SUPPLIED MATERIAL:

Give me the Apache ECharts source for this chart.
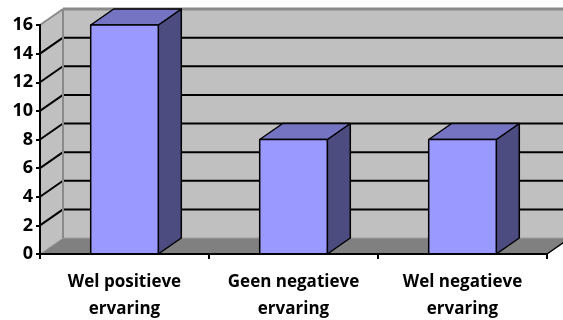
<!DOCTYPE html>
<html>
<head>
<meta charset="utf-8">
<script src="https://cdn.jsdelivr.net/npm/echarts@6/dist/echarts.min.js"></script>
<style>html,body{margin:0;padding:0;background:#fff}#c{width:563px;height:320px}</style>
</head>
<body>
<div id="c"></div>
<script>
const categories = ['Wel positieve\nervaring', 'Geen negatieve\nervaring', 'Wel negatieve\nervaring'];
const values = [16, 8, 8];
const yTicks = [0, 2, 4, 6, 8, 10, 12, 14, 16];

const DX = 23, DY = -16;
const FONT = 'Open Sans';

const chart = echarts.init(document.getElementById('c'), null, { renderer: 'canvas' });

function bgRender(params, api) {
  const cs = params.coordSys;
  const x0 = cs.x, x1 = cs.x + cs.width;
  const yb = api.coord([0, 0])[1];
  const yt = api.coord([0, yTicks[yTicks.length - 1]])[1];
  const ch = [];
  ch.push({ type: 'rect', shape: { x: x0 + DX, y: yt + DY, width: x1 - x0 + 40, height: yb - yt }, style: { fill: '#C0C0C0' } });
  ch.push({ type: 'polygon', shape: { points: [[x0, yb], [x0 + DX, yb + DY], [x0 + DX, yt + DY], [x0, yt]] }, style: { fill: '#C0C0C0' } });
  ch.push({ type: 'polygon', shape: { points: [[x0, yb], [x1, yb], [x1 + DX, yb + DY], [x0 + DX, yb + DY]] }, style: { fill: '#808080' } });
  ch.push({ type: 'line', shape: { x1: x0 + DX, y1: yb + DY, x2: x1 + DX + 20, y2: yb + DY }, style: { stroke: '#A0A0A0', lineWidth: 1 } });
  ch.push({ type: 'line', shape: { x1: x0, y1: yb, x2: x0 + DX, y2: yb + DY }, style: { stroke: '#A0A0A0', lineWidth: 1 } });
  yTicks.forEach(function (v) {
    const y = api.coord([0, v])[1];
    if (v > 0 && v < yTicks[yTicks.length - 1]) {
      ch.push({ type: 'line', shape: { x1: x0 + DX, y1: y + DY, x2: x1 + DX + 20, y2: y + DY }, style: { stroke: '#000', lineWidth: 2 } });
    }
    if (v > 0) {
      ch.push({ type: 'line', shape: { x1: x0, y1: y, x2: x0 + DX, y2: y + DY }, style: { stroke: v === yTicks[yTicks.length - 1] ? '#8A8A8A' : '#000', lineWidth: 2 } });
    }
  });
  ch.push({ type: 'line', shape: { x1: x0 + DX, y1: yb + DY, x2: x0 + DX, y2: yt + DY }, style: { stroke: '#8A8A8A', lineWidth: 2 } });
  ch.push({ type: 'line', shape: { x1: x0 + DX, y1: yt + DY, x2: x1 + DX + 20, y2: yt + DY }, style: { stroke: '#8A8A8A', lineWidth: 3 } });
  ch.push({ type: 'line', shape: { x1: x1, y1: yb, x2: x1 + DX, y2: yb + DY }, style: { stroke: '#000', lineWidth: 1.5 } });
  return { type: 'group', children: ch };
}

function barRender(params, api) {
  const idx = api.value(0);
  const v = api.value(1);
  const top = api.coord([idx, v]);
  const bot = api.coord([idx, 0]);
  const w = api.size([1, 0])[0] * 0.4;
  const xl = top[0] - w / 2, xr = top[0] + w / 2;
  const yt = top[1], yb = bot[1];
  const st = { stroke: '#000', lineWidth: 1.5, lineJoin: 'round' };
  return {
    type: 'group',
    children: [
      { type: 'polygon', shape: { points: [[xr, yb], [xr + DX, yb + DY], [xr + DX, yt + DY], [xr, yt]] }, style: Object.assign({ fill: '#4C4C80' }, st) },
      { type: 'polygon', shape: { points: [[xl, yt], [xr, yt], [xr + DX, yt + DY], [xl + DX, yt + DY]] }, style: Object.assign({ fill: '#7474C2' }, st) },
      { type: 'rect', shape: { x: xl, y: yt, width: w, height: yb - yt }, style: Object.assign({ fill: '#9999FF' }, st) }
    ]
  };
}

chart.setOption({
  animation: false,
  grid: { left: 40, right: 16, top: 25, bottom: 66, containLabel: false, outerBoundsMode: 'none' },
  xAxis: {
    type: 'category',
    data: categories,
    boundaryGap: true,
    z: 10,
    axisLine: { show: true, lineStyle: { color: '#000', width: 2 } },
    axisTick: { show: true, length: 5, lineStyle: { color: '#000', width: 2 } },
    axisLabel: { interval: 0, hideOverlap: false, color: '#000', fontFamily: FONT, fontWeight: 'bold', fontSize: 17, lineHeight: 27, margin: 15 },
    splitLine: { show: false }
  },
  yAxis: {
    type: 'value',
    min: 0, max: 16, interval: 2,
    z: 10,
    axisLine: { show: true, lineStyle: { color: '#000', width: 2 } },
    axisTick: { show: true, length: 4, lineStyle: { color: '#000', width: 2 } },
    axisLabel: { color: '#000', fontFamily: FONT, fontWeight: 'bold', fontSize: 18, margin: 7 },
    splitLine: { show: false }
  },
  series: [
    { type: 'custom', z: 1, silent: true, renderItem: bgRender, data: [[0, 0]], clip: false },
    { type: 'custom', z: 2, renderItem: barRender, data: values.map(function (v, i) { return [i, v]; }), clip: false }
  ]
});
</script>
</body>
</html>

TASK:
Leave the pictures out, and print every line of the listing exactly as written.

EXPECTED ANSWER:
Give me the Apache ECharts source for this chart.
<!DOCTYPE html>
<html>
<head>
<meta charset="utf-8">
<script src="https://cdn.jsdelivr.net/npm/echarts@6/dist/echarts.min.js"></script>
<style>html,body{margin:0;padding:0;background:#fff}#c{width:563px;height:320px}</style>
</head>
<body>
<div id="c"></div>
<script>
const categories = ['Wel positieve\nervaring', 'Geen negatieve\nervaring', 'Wel negatieve\nervaring'];
const values = [16, 8, 8];
const yTicks = [0, 2, 4, 6, 8, 10, 12, 14, 16];

const DX = 23, DY = -16;
const FONT = 'Open Sans';

const chart = echarts.init(document.getElementById('c'), null, { renderer: 'canvas' });

function bgRender(params, api) {
  const cs = params.coordSys;
  const x0 = cs.x, x1 = cs.x + cs.width;
  const yb = api.coord([0, 0])[1];
  const yt = api.coord([0, yTicks[yTicks.length - 1]])[1];
  const ch = [];
  ch.push({ type: 'rect', shape: { x: x0 + DX, y: yt + DY, width: x1 - x0 + 40, height: yb - yt }, style: { fill: '#C0C0C0' } });
  ch.push({ type: 'polygon', shape: { points: [[x0, yb], [x0 + DX, yb + DY], [x0 + DX, yt + DY], [x0, yt]] }, style: { fill: '#C0C0C0' } });
  ch.push({ type: 'polygon', shape: { points: [[x0, yb], [x1, yb], [x1 + DX, yb + DY], [x0 + DX, yb + DY]] }, style: { fill: '#808080' } });
  ch.push({ type: 'line', shape: { x1: x0 + DX, y1: yb + DY, x2: x1 + DX + 20, y2: yb + DY }, style: { stroke: '#A0A0A0', lineWidth: 1 } });
  ch.push({ type: 'line', shape: { x1: x0, y1: yb, x2: x0 + DX, y2: yb + DY }, style: { stroke: '#A0A0A0', lineWidth: 1 } });
  yTicks.forEach(function (v) {
    const y = api.coord([0, v])[1];
    if (v > 0 && v < yTicks[yTicks.length - 1]) {
      ch.push({ type: 'line', shape: { x1: x0 + DX, y1: y + DY, x2: x1 + DX + 20, y2: y + DY }, style: { stroke: '#000', lineWidth: 2 } });
    }
    if (v > 0) {
      ch.push({ type: 'line', shape: { x1: x0, y1: y, x2: x0 + DX, y2: y + DY }, style: { stroke: v === yTicks[yTicks.length - 1] ? '#8A8A8A' : '#000', lineWidth: 2 } });
    }
  });
  ch.push({ type: 'line', shape: { x1: x0 + DX, y1: yb + DY, x2: x0 + DX, y2: yt + DY }, style: { stroke: '#8A8A8A', lineWidth: 2 } });
  ch.push({ type: 'line', shape: { x1: x0 + DX, y1: yt + DY, x2: x1 + DX + 20, y2: yt + DY }, style: { stroke: '#8A8A8A', lineWidth: 3 } });
  ch.push({ type: 'line', shape: { x1: x1, y1: yb, x2: x1 + DX, y2: yb + DY }, style: { stroke: '#000', lineWidth: 1.5 } });
  return { type: 'group', children: ch };
}

function barRender(params, api) {
  const idx = api.value(0);
  const v = api.value(1);
  const top = api.coord([idx, v]);
  const bot = api.coord([idx, 0]);
  const w = api.size([1, 0])[0] * 0.4;
  const xl = top[0] - w / 2, xr = top[0] + w / 2;
  const yt = top[1], yb = bot[1];
  const st = { stroke: '#000', lineWidth: 1.5, lineJoin: 'round' };
  return {
    type: 'group',
    children: [
      { type: 'polygon', shape: { points: [[xr, yb], [xr + DX, yb + DY], [xr + DX, yt + DY], [xr, yt]] }, style: Object.assign({ fill: '#4C4C80' }, st) },
      { type: 'polygon', shape: { points: [[xl, yt], [xr, yt], [xr + DX, yt + DY], [xl + DX, yt + DY]] }, style: Object.assign({ fill: '#7474C2' }, st) },
      { type: 'rect', shape: { x: xl, y: yt, width: w, height: yb - yt }, style: Object.assign({ fill: '#9999FF' }, st) }
    ]
  };
}

chart.setOption({
  animation: false,
  grid: { left: 40, right: 16, top: 25, bottom: 66, containLabel: false, outerBoundsMode: 'none' },
  xAxis: {
    type: 'category',
    data: categories,
    boundaryGap: true,
    z: 10,
    axisLine: { show: true, lineStyle: { color: '#000', width: 2 } },
    axisTick: { show: true, length: 5, lineStyle: { color: '#000', width: 2 } },
    axisLabel: { interval: 0, hideOverlap: false, color: '#000', fontFamily: FONT, fontWeight: 'bold', fontSize: 17, lineHeight: 27, margin: 15 },
    splitLine: { show: false }
  },
  yAxis: {
    type: 'value',
    min: 0, max: 16, interval: 2,
    z: 10,
    axisLine: { show: true, lineStyle: { color: '#000', width: 2 } },
    axisTick: { show: true, length: 4, lineStyle: { color: '#000', width: 2 } },
    axisLabel: { color: '#000', fontFamily: FONT, fontWeight: 'bold', fontSize: 18, margin: 7 },
    splitLine: { show: false }
  },
  series: [
    { type: 'custom', z: 1, silent: true, renderItem: bgRender, data: [[0, 0]], clip: false },
    { type: 'custom', z: 2, renderItem: barRender, data: values.map(function (v, i) { return [i, v]; }), clip: false }
  ]
});
</script>
</body>
</html>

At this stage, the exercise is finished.